**THE TASK**.
Don't include pictures. Quote the lines below from the first through the line that contains "var y = d3.scaleLinear().domain([-1.1, 1.1]).range([margin.top".

**SUPPLIED INFORMATION**.

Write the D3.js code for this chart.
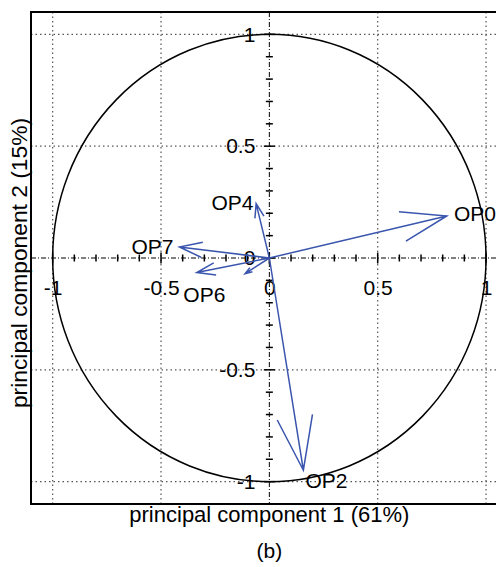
<!DOCTYPE html>
<html>
<head>
<meta charset="utf-8">
<script src="https://cdn.jsdelivr.net/npm/d3@7"></script>
<style>
  body { margin: 0; background: #fff; }
  text { font-family: "Liberation Sans", Arial, Helvetica, sans-serif; fill: #000; }
</style>
</head>
<body>
<div id="chart"></div>
<script>
// loadings (PC1, PC2)
var names = ["OP0", "OP2", "OP4", "OP5", "OP6", "OP7"];
var pc1 = [0.819, 0.157, -0.061, -0.112, -0.335, -0.415];
var pc2 = [0.188, -0.949, 0.243, -0.070, -0.065, 0.049];
// where each name sits (centre of the text, data units)
var labelNames = ["OP0", "OP2", "OP4", "OP6", "OP7"];
var labelX = [0.949, 0.264, -0.170, -0.300, -0.539];
var labelY = [0.200, -0.994, 0.247, -0.165, 0.050];

var tickLabels = [-1, -0.5, 0, 0.5, 1];
var gridValues = [-1, -0.5, 0.5, 1];
var minorTicks = d3.range(-11, 12).map(function(i) { return i / 10; });

var W = 496, H = 567;
var margin = {top: 12, left: 31},
    width = 476.7,
    height = 492;

var svg = d3.select("#chart")
  .append("svg")
    .attr("width", W)
    .attr("height", H);

var x = d3.scaleLinear().domain([-1.1, 1.1]).range([margin.left, margin.left + width]);
var y = d3.scaleLinear().domain([-1.1, 1.1]).range([margin.top + height, margin.top]);

// dotted grid
svg.append("g").selectAll("line")
  .data(gridValues)
  .enter().append("line")
    .attr("x1", function(d) { return x(d); })
    .attr("x2", function(d) { return x(d); })
    .attr("y1", y(1.1)).attr("y2", y(-1.1))
    .attr("stroke", "#555").attr("stroke-width", 1.2)
    .attr("stroke-dasharray", "1.5 3");
svg.append("g").selectAll("line")
  .data(gridValues)
  .enter().append("line")
    .attr("y1", function(d) { return y(d); })
    .attr("y2", function(d) { return y(d); })
    .attr("x1", x(-1.1)).attr("x2", x(1.1))
    .attr("stroke", "#555").attr("stroke-width", 1.2)
    .attr("stroke-dasharray", "1.5 3");

// frame
svg.append("rect")
  .attr("x", x(-1.1)).attr("y", y(1.1))
  .attr("width", width).attr("height", height)
  .attr("fill", "none").attr("stroke", "#000").attr("stroke-width", 2);

// dash-dot axes through the origin
svg.append("line")
  .attr("x1", x(-1.1)).attr("x2", x(1.1))
  .attr("y1", y(0)).attr("y2", y(0))
  .attr("stroke", "#000").attr("stroke-width", 1)
  .attr("stroke-dasharray", "5 2 1 2");
svg.append("line")
  .attr("x1", x(0)).attr("x2", x(0))
  .attr("y1", y(1.1)).attr("y2", y(-1.1))
  .attr("stroke", "#000").attr("stroke-width", 1)
  .attr("stroke-dasharray", "5 2 1 2");

// tick marks crossing the axes
function tickLen(d) { return Math.abs(d * 2 - Math.round(d * 2)) < 1e-6 ? 5.5 : 3.5; }
svg.append("g").selectAll("line")
  .data(minorTicks)
  .enter().append("line")
    .attr("x1", function(d) { return x(d); })
    .attr("x2", function(d) { return x(d); })
    .attr("y1", function(d) { return y(0) - tickLen(d); })
    .attr("y2", function(d) { return y(0) + tickLen(d); })
    .attr("stroke", "#000").attr("stroke-width", 1.5);
svg.append("g").selectAll("line")
  .data(minorTicks)
  .enter().append("line")
    .attr("y1", function(d) { return y(d); })
    .attr("y2", function(d) { return y(d); })
    .attr("x1", function(d) { return x(0) - tickLen(d); })
    .attr("x2", function(d) { return x(0) + tickLen(d); })
    .attr("stroke", "#000").attr("stroke-width", 1.5);

// tick labels
var fmt = function(d) { return String(d); };
var xAxis = svg.append("g")
  .attr("transform", "translate(0," + y(0) + ")")
  .call(d3.axisBottom(x).tickValues(tickLabels).tickFormat(fmt).tickSize(0).tickPadding(22));
xAxis.select(".domain").remove();
var yAxis = svg.append("g")
  .attr("transform", "translate(" + x(0) + ",0)")
  .call(d3.axisLeft(y).tickValues(tickLabels).tickFormat(fmt).tickSize(0).tickPadding(14));
yAxis.select(".domain").remove();
svg.selectAll(".tick text")
  .style("font-size", "21px")
  .style("font-family", "'Liberation Sans', Arial, sans-serif")
  .attr("fill", "#000");

// unit circle
svg.append("ellipse")
  .attr("cx", x(0)).attr("cy", y(0))
  .attr("rx", x(1) - x(0)).attr("ry", y(0) - y(1))
  .attr("fill", "none").attr("stroke", "#000").attr("stroke-width", 1.5);

// arrows
var arrows = names.map(function(n, i) { return {name: n, px: pc1[i], py: pc2[i]}; });
var arrowPath = function(d) {
  var x0 = x(0), y0 = y(0), x1 = x(d.px), y1 = y(d.py);
  var dx = x1 - x0, dy = y1 - y0;
  var a = 0.75, b = 0.083;
  var w1 = [x0 + a * dx - b * dy, y0 + a * dy + b * dx];
  var w2 = [x0 + a * dx + b * dy, y0 + a * dy - b * dx];
  return "M" + x0 + "," + y0 + "L" + x1 + "," + y1 +
         "M" + w1[0] + "," + w1[1] + "L" + x1 + "," + y1 + "L" + w2[0] + "," + w2[1];
};
svg.append("g").selectAll("path")
  .data(arrows)
  .enter().append("path")
    .attr("d", arrowPath)
    .attr("fill", "none")
    .attr("stroke", "#3a55ad")
    .attr("stroke-width", 1.5);

// variable names
svg.append("g").selectAll("text")
  .data(labelNames)
  .enter().append("text")
    .attr("x", function(d, i) { return x(labelX[i]); })
    .attr("y", function(d, i) { return y(labelY[i]); })
    .attr("dy", "0.35em")
    .attr("text-anchor", "middle")
    .style("font-size", "21px")
    .text(function(d) { return d; });

// axis titles
svg.append("text")
  .attr("x", x(0)).attr("y", 522)
  .attr("text-anchor", "middle")
  .style("font-size", "22px")
  .text("principal component 1 (61%)");
svg.append("text")
  .attr("transform", "translate(27," + 263 + ") rotate(-90)")
  .attr("text-anchor", "middle")
  .style("font-size", "22.8px")
  .text("principal component 2 (15%)");
svg.append("text")
  .attr("x", x(0)).attr("y", 558)
  .attr("text-anchor", "middle")
  .style("font-size", "21px")
  .text("(b)");
</script>
</body>
</html>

**RESPONSE BELOW**.
Write the D3.js code for this chart.
<!DOCTYPE html>
<html>
<head>
<meta charset="utf-8">
<script src="https://cdn.jsdelivr.net/npm/d3@7"></script>
<style>
  body { margin: 0; background: #fff; }
  text { font-family: "Liberation Sans", Arial, Helvetica, sans-serif; fill: #000; }
</style>
</head>
<body>
<div id="chart"></div>
<script>
// loadings (PC1, PC2)
var names = ["OP0", "OP2", "OP4", "OP5", "OP6", "OP7"];
var pc1 = [0.819, 0.157, -0.061, -0.112, -0.335, -0.415];
var pc2 = [0.188, -0.949, 0.243, -0.070, -0.065, 0.049];
// where each name sits (centre of the text, data units)
var labelNames = ["OP0", "OP2", "OP4", "OP6", "OP7"];
var labelX = [0.949, 0.264, -0.170, -0.300, -0.539];
var labelY = [0.200, -0.994, 0.247, -0.165, 0.050];

var tickLabels = [-1, -0.5, 0, 0.5, 1];
var gridValues = [-1, -0.5, 0.5, 1];
var minorTicks = d3.range(-11, 12).map(function(i) { return i / 10; });

var W = 496, H = 567;
var margin = {top: 12, left: 31},
    width = 476.7,
    height = 492;

var svg = d3.select("#chart")
  .append("svg")
    .attr("width", W)
    .attr("height", H);

var x = d3.scaleLinear().domain([-1.1, 1.1]).range([margin.left, margin.left + width]);
var y = d3.scaleLinear().domain([-1.1, 1.1]).range([margin.top + height, margin.top]);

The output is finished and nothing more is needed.